Характерно, что 1-й генерал-квартирмейстер Верховного командования германской армии Людендорф далее с некоторым сочувствием писал по поводу неудачи наступления русского Западного фронта в 1917 г.: «Положение в течение нескольких дней представлялось очень тяжелым, пока наши резервы и артиллерийский огонь не восстановили фронта. Русские оставили наши траншеи. Это не были уже русские прежних дней». Как русские военные считали, что германская армия является наиболее серьезным и упорным противником, так и германцы до того с наибольшим уважением и опасением относились к русским солдатам и офицерам, которые, несмотря на слабую техническую оснащенность, сражались упорнее французов или англичан.
Об отношении к противнику
Приведем несколько свидетельств того, как воспринимали русские солдаты и офицеры своего противника.
«Я всегда говорил и заявляю это печатно: немецкий народ и его армия показали такой пример поразительной энергии, стойкости, силы патриотизма, храбрости, выдержки и дисциплины и умения умирать за свое отечество, что не преклоняться перед ними как воин я не могу», — писал генерал Брусилов.
Хорошо известен случай противостояния отборных русского и германского соединений. 4 июня 1916 г. в районе западнее Луцка 20-я германская пехотная дивизия, прозванная «Стальной», атаковала части русских 3-й гвардейской пехотной и 4-й стрелковой Железной дивизий.

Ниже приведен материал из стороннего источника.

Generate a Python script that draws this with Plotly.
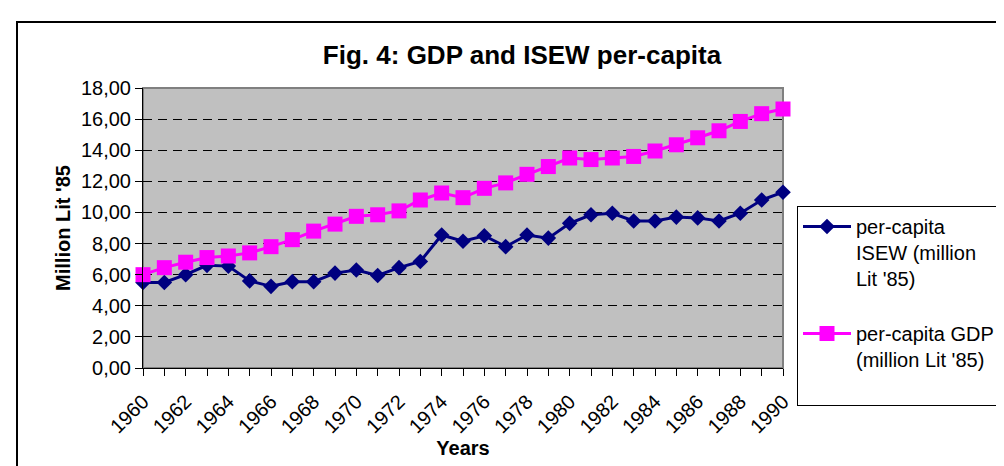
import plotly.graph_objects as go

years = [1960, 1961, 1962, 1963, 1964, 1965, 1966, 1967, 1968, 1969, 1970,
         1971, 1972, 1973, 1974, 1975, 1976, 1977, 1978, 1979, 1980,
         1981, 1982, 1983, 1984, 1985, 1986, 1987, 1988, 1989, 1990]

isew_per_capita = [5.5, 5.5, 6.0, 6.6, 6.55, 5.6, 5.25, 5.55, 5.55, 6.1, 6.3,
                   5.95, 6.45, 6.85, 8.55, 8.15, 8.5, 7.8, 8.55, 8.35, 9.3,
                   9.85, 9.95, 9.45, 9.45, 9.7, 9.65, 9.45, 9.95, 10.8, 11.3]

gdp_per_capita = [6.0, 6.45, 6.8, 7.1, 7.2, 7.4, 7.8, 8.25, 8.8, 9.25, 9.75,
                  9.85, 10.1, 10.8, 11.25, 10.95, 11.55, 11.9, 12.45, 12.95, 13.5,
                  13.4, 13.5, 13.6, 13.95, 14.35, 14.8, 15.25, 15.85, 16.35, 16.65]

x_tick_labels = ["1960", "", "1962", "", "1964", "", "1966", "", "1968", "", "1970",
                 "", "1972", "", "1974", "", "1976", "", "1978", "", "1980",
                 "", "1982", "", "1984", "", "1986", "", "1988", "", "1990"]

y_tick_values = [0, 2, 4, 6, 8, 10, 12, 14, 16, 18]

series_names = ["per-capita<br>ISEW (million<br>Lit '85)<br> ",
                "per-capita GDP<br>(million Lit '85)<br> "]

FONT = "Liberation Sans, Arial, sans-serif"

W, H = 1004, 466
L, R, T, B = 135, 229, 80, 106
PW, PH = W - L - R, H - T - B


def px_x(p):
    return (p - L) / PW


def px_y(p):
    return (H - B - p) / PH


fig = go.Figure()

fig.add_trace(go.Scatter(
    x=years, y=isew_per_capita, name=series_names[0], mode="lines+markers",
    line=dict(color="#000080", width=3),
    marker=dict(symbol="diamond", size=12, color="#000080"),
    cliponaxis=False, legendgroup="a",
))
fig.add_trace(go.Scatter(
    x=years, y=gdp_per_capita, name=series_names[1], mode="lines+markers",
    line=dict(color="#FF00FF", width=3),
    marker=dict(symbol="square", size=15, color="#FF00FF"),
    cliponaxis=False, legendgroup="b",
))

fig.update_layout(
    width=W, height=H,
    margin=dict(l=L, r=R, t=T, b=B, autoexpand=False),
    paper_bgcolor="white",
    plot_bgcolor="#C0C0C0",
    separators=",.",
    font=dict(family=FONT, size=20, color="black"),
    title=dict(
        text="Fig. 4: GDP and ISEW per-capita",
        font=dict(family=FONT, size=26, color="black", weight="bold"),
        x=514 / W, xanchor="center", xref="container",
        y=1 - 47 / H, yanchor="middle", yref="container",
    ),
    xaxis=dict(
        range=[1960, 1990],
        tickmode="array", tickvals=years, ticktext=x_tick_labels,
        tickangle=-45, ticks="outside", ticklen=7, tickcolor="black",
        tickfont=dict(family=FONT, size=20, color="black"),
        ticklabelstandoff=6,
        showgrid=False, zeroline=False,
        showline=True, linecolor="black", linewidth=1,
        title=dict(text="Years", font=dict(family=FONT, size=20, weight="bold"),
                   standoff=2),
    ),
    xaxis2=dict(
        range=[1960, 1990], overlaying="x", anchor="y", side="bottom",
        tickmode="array", tickvals=years, ticks="inside", ticklen=7,
        tickcolor="black", showticklabels=False, showgrid=False,
        zeroline=False, showline=False,
    ),
    yaxis=dict(
        range=[0, 18], tickmode="array", tickvals=y_tick_values,
        tickformat=".2f", ticks="outside", ticklen=7, tickcolor="black",
        tickfont=dict(family=FONT, size=20, color="black"),
        showgrid=True, gridcolor="black", gridwidth=1, griddash="9px,6px",
        zeroline=False, showline=True, linecolor="black", linewidth=1,
        title=dict(text="Million Lit '85",
                   font=dict(family=FONT, size=20, weight="bold"), standoff=4),
    ),
    legend=dict(
        xref="container", yref="container",
        x=789 / W, xanchor="left", y=1 - 198 / H, yanchor="top",
        bgcolor="white", bordercolor="black", borderwidth=1,
        font=dict(family=FONT, size=20, color="black"),
        valign="top", itemwidth=48, traceorder="grouped", tracegroupgap=0,
        entrywidth=240,
    ),
    showlegend=True,
    shapes=[
        dict(type="rect", xref="paper", yref="paper", x0=0, x1=1, y0=0, y1=1,
             line=dict(color="#808080", width=2), layer="below"),
        dict(type="rect", xref="paper", yref="paper",
             x0=px_x(9), x1=px_x(1020), y0=px_y(14), y1=px_y(480),
             line=dict(color="black", width=2), layer="below"),
    ],
)

fig.write_html("out.html")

После четырех суток непрерывных атак германцы были вынуждены отступить. Командующий 4-й стрелковой генерал-лейтенант А.И. Деникин вспоминал: «Однажды утром перед нашими позициями появился плакат «Ваше русское железо не хуже нашей германской стали, а все же мы вас разобьем!». «А ну, попробуй!» — гласил короткий ответ моих стрелков». (Газета «Русское слово» того периода уточняла содержание русского плаката — «А ну, попробуй, немецкая колбаса!»).

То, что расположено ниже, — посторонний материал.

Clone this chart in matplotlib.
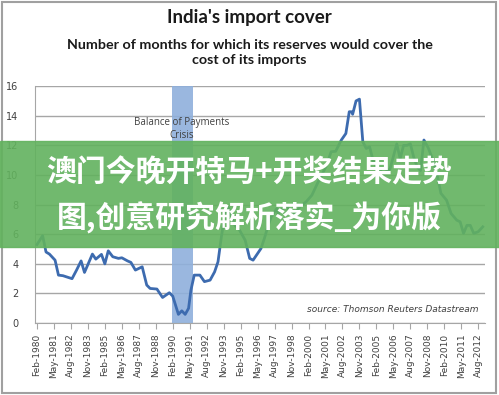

«7 июня, после сорок второй атаки, брауншвейгская пехота смерти наконец присмирела. Утром 8 июня весь десятый корпус, ввиду огромных потерь, был сменен резервами и вышел из боя… — говорилось в официальном русском описании боя 4–8 июня 1916 г. — Пленные рассказывают, что весь этот корпус за четыре дня боя потерял около трех четвертей своего офицерского состава и более половины нижних чинов. Особенно пострадала «стальная» дивизия, в полках которой едва уцелело по триста-четыреста человек». «Но и в наших полках, особенно в 14-м и 16-м, оставалось по 300–400 человек», — писал Деникин.
На фоне германских солдат и офицеров армия Австро-Венгрии у русских войск вызывала меньше уважения. Фраза, что «армия Австрии существует для того, чтобы ее били соседи, а армия Италии — чтобы и австрийцам было кого побить» — просто шутка. Австро-венгерская армия была хорошо технически оснащена и имела неплохо подготовленный личный состав. Но по упорству, инициативе, стойкости уступала германской.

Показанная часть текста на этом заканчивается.